Prepare your chipboard while your paint is drying. I did several techniques with mine—

To prepare the blackboard alphas I painted them with a quick, thin coat of gesso (I find this really helps any other treatment stick!)

For the chipboard buttons, I took the lazy scrapper route and used mostly stickers to cover them! I also used the BG file set to sand the edges and smooth them out. The ones not covered by stickers were covered with one of the coordinating patterned papers in the
following method:

apply a thin coat of gel medium with an old brush (one you won’t use for paint)
attach patterned paper to one side, allow to dry
punch one hole
repeat for the second side
use BG file set to, again, sand the edges nice and smooth to match your sticker buttons

**This method is also perfect for any of the other blackboard elements—and as you will see were used quite frequently throughout this book. For more detailed information, see Scarlet’s November class tutorial!

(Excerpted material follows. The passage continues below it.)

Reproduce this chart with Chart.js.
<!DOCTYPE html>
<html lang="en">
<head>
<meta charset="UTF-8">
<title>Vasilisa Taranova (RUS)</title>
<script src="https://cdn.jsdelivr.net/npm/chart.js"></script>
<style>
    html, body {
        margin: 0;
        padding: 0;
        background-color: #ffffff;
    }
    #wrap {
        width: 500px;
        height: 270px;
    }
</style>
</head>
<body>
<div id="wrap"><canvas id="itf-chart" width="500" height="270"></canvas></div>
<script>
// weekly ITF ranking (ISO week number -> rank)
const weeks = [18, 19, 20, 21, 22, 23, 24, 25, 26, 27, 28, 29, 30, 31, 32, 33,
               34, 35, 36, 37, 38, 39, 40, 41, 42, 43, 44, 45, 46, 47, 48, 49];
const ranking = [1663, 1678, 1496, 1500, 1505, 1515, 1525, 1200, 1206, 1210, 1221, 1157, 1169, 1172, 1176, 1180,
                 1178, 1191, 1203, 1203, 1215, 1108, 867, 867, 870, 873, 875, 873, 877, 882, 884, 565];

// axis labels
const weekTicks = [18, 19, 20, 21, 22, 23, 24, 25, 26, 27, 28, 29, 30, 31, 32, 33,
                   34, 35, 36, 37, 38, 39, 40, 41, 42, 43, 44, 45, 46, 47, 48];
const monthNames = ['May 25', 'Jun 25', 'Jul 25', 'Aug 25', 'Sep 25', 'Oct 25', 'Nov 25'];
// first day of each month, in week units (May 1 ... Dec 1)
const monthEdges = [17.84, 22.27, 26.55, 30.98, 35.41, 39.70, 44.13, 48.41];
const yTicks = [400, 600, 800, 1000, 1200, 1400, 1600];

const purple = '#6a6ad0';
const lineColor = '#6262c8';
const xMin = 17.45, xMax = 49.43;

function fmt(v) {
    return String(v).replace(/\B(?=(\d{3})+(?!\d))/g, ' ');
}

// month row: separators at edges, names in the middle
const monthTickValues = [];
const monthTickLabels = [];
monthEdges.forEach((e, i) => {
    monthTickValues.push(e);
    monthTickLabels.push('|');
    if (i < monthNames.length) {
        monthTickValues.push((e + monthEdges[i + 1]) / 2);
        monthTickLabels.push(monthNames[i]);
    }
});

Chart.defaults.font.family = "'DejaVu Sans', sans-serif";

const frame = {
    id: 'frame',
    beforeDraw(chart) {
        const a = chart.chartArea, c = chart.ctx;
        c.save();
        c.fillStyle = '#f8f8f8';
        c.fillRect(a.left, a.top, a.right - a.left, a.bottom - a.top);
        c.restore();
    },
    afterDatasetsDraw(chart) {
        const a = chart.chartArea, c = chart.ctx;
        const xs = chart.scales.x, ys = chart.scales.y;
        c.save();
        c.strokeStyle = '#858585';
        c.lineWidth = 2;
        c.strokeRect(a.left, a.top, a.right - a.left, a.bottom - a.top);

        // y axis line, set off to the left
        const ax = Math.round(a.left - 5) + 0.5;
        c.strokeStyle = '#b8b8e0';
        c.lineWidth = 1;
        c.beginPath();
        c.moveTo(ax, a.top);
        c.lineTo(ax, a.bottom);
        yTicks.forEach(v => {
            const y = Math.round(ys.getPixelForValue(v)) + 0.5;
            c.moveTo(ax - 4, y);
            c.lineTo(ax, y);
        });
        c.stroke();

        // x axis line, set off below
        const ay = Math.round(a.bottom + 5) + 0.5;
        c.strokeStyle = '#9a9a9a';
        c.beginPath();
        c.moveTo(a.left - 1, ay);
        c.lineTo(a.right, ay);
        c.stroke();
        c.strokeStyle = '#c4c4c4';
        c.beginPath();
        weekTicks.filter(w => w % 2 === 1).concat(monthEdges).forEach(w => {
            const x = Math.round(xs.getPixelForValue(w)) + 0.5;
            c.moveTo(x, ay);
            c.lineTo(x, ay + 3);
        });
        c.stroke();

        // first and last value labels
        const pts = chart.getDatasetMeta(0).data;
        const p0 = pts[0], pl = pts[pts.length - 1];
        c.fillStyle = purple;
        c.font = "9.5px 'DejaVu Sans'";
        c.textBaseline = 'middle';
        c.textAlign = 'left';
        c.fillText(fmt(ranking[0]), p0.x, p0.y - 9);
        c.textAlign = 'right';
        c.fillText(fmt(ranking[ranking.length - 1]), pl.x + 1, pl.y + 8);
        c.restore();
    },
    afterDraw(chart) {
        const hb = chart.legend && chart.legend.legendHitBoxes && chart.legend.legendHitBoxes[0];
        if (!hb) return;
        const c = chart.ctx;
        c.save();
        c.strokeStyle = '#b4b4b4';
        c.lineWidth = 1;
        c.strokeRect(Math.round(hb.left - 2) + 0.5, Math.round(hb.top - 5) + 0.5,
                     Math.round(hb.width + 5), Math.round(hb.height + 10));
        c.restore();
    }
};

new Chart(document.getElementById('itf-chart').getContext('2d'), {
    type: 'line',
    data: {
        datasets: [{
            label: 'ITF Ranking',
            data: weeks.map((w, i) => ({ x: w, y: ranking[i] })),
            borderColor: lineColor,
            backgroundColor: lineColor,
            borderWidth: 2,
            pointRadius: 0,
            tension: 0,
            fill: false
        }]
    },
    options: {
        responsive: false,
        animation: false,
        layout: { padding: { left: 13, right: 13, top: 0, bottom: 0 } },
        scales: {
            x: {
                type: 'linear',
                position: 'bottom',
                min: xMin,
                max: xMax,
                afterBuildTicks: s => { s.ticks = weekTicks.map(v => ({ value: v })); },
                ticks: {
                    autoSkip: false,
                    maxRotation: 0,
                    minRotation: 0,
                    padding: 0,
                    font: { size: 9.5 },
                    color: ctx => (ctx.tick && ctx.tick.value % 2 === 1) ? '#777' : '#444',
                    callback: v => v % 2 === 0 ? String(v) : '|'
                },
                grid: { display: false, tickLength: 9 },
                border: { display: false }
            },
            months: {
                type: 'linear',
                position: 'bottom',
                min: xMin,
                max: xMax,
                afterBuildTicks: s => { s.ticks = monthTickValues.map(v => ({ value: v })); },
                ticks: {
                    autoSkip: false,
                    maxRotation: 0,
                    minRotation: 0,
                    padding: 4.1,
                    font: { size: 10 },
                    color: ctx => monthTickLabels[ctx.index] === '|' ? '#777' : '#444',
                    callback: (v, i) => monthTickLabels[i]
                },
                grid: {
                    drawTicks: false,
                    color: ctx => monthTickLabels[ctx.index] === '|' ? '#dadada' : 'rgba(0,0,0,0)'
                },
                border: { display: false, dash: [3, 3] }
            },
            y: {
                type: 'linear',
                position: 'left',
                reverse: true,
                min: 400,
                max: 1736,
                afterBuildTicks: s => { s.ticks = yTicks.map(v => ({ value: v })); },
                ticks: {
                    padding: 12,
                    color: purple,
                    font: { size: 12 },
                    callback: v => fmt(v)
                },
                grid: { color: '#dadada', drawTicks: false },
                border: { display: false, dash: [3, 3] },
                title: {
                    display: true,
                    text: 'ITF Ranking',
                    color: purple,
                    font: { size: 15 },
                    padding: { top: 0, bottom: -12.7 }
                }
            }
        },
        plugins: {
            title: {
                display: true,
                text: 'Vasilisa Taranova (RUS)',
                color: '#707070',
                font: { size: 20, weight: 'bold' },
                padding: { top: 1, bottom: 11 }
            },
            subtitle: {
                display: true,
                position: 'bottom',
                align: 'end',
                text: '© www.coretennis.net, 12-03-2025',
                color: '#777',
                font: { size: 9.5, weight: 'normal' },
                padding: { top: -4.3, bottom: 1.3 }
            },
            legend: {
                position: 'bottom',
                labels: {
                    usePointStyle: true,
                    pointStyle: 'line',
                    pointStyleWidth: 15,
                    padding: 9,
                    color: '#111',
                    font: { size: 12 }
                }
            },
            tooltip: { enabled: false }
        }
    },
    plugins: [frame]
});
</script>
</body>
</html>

By this time your gesso covered alpha will be dry and ready for a quick application of paint. Do that and set them aside to dry. I chose to apply a few of the star stickers while the paint was damp. Once they dried it was easy to take an exacto knife and cut off any excess.



Now it’s time to start on your pages! There are so many possible variations—the sky is the limit. I went with the thought that older and younger siblings could be interacting over this book together, choosing to use simple color words and lots of texture for little fingers.
Using the first windowed page for the cover of the book, attach your elements. Tie the string around the bunny’s neck before attaching in order to be sure that the string will be staying firmly in place with plenty left over for tying and untying.

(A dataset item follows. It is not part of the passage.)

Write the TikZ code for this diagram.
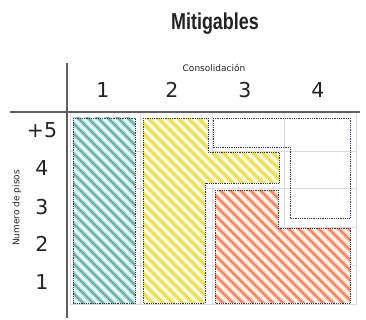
\documentclass[tikz,border=0pt]{standalone}
\usepackage{fontspec}
\setmainfont{DejaVu Sans}
\newfontfamily\titlefont[FakeStretch=0.78]{Liberation Sans}
\usetikzlibrary{positioning}
\definecolor{gridgray}{RGB}{218,218,218}
\definecolor{axisgray}{RGB}{95,95,95}
\definecolor{dotline}{RGB}{55,55,75}
\definecolor{inkgray}{RGB}{35,35,35}
\definecolor{cyanbg}{RGB}{236,252,249}
\definecolor{cyanhalo}{RGB}{160,230,222}
\definecolor{cyancore}{RGB}{125,165,160}
\definecolor{yelbg}{RGB}{254,253,232}
\definecolor{yelhalo}{RGB}{246,238,135}
\definecolor{yelcore}{RGB}{230,220,100}
\definecolor{redbg}{RGB}{253,244,230}
\definecolor{redhalo}{RGB}{246,200,170}
\definecolor{redcore}{RGB}{236,132,115}
\tikzset{
  gridline/.style={draw=gridgray, line width=0.6pt},
  axisline/.style={draw=axisgray, line width=1.3pt},
  outline/.style={draw=dotline, densely dotted, line width=0.8pt},
  numtext/.style={font=\fontsize{20.5}{22}\selectfont, text=inkgray, inner sep=0pt},
  smalltext/.style={font=\fontsize{9}{10}\selectfont, text=inkgray, inner sep=0pt},
  titletext/.style={font=\titlefont\bfseries\fontsize{23}{25}\selectfont, text=inkgray, inner sep=0pt}
}
% striped fill clipped to a region: path, background, halo, core
\newcommand{\hatchfill}[4]{%
  \begin{scope}
    \clip #1;
    \fill[#2] (60,100) rectangle (366,320);
    \foreach \k in {-25,...,40}{
      \draw[#3, line width=4.4pt] (\k*10,100) -- ++(230,230);
      \draw[#4, line width=1.9pt] (\k*10,100) -- ++(230,230);}
  \end{scope}
  \draw[outline] #1;}

\begin{document}
\begin{tikzpicture}[x=1pt, y=-1pt]
  \useasboundingbox (0,0) rectangle (366,320);
  % light grid
  \foreach \x in {70,140,212,284,356}{\draw[gridline] (\x,113) -- (\x,305);}
  \foreach \y in {151,188,227,265,304}{\draw[gridline] (70,\y) -- (356,\y);}
  % axes
  \draw[axisline] (10,112) -- (360,112);
  \draw[axisline] (67,63) -- (67,318);
  % zones
  \hatchfill{(73,118) rectangle (135,303)}{cyanbg}{cyanhalo}{cyancore}
  \hatchfill{(143,118) -- (208,118) -- (208,152) -- (279,152) -- (279,183) -- (205,183) -- (205,303) -- (143,303) -- cycle}{yelbg}{yelhalo}{yelcore}
  \hatchfill{(215,190) -- (278,190) -- (278,228) -- (350,228) -- (350,303) -- (215,303) -- cycle}{redbg}{redhalo}{redcore}
  \draw[outline] (213,118) -- (350,118) -- (350,218) -- (290,218) -- (290,147) -- (213,147) -- cycle;
  % labels
  \node[titletext] (title) at (215,24) {Mitigables};
  \node[smalltext] (consol) at (214,68) {Consolidación};
  \foreach \x/\n in {103/1,172/2,245/3,318/4}{
    \node[numtext, anchor=base] (col\n) at (\x,98) {\n};}
  \foreach \y/\n/\t in {130/5/{+5},168/4/4,207/3/3,244/2/2,282/1/1}{
    \node[numtext] (row\n) at (42,\y) {\t};}
  \node[smalltext, rotate=90] (pisos) at (17,208) {Numero de pisos};
\end{tikzpicture}
\end{document}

On the next page, I couldn’t help but think the bear looked like he was a bit surprised. What would surprise a bear but finding himself balancing on a stack of balls? A few little dabs of gel medium attach the bear so that he appears to be peeking out the window of the first page is key. Once you’ve done that, proceed to stack buttons, stickers or punched circles for your bear to balance on. Wouldn’t it be clever to use the Velcro on one or two to make them removable?


I thought it would be nice to make a color identification page with some interactive elements. With the help of a modest amount of gel medium, make a button path for counting and separating colors and feeling and identifying texture. As a special touch, cut some tiny pieces of tin foil to place behind the windows of the house. Once the bottom portion of the house is in place and the button path is finished, attach Velcro the roof. One side of your Velcro pieces will still be sticky, carefully place the roof and press down to adhere the sticky side to the page. Give a few seconds to set and then viola! it comes off to reveal a little monster lurking in the house. Using the rub ons to add the color words helps an older child identify the color/word connection.




My favorite page is the ‘button slider’ page—I thought it would be fun to have the darling little giraffe overseeing the activity. After placing the giraffe and cloud elements, use the pre-graphed page to line up some holes. After measuring and marking them, punch holes in the top and bottom, slightly past the edge of the window (we don’t want them to rip through!). Using the cotton string, tie a big tight knot in the top and then thread the biggest buttons onto it (using only one of the button holes). After pulling the string taut, slip the end of the string through the hole at the bottom of the window and tie another tight knot. Repeat this process with the chipboard buttons on the opposite side of your premade holes. For the middle set of holes thread one end through the top and tie a length of the ribbon into knots and thread it through the bottom and knot off as previously done with the string. Using other, shorter pieces of ribbon to make a “tie and untie” game.








On the last page, I thought it would be wonderful to leave a spot for the recipient(s) to draw a picture of themselves. Using the soft cotton string, the hole punch and the pre-made graph, it was easy to measure out holes and thread for little fingers to practice their hand-eye coordination! Attach letters or another element with a few dabs of gel medium.



When all the pages are complete and dry, put together with the supplied rings and tie ribbon bits to complete the look.

Helpful hints:

When using your gel medium with paper, make sure it’s dry before trying to sand—it dries quickly, but always give it a little feel before you start sanding to avoid ripping!

If your string wants to fray a little dab of gel medium or fray check at the ends will help.

If the Velcro is super sticky and wants to come back up, press very firmly or even apply a little gel medium to the backs for extra sticking power!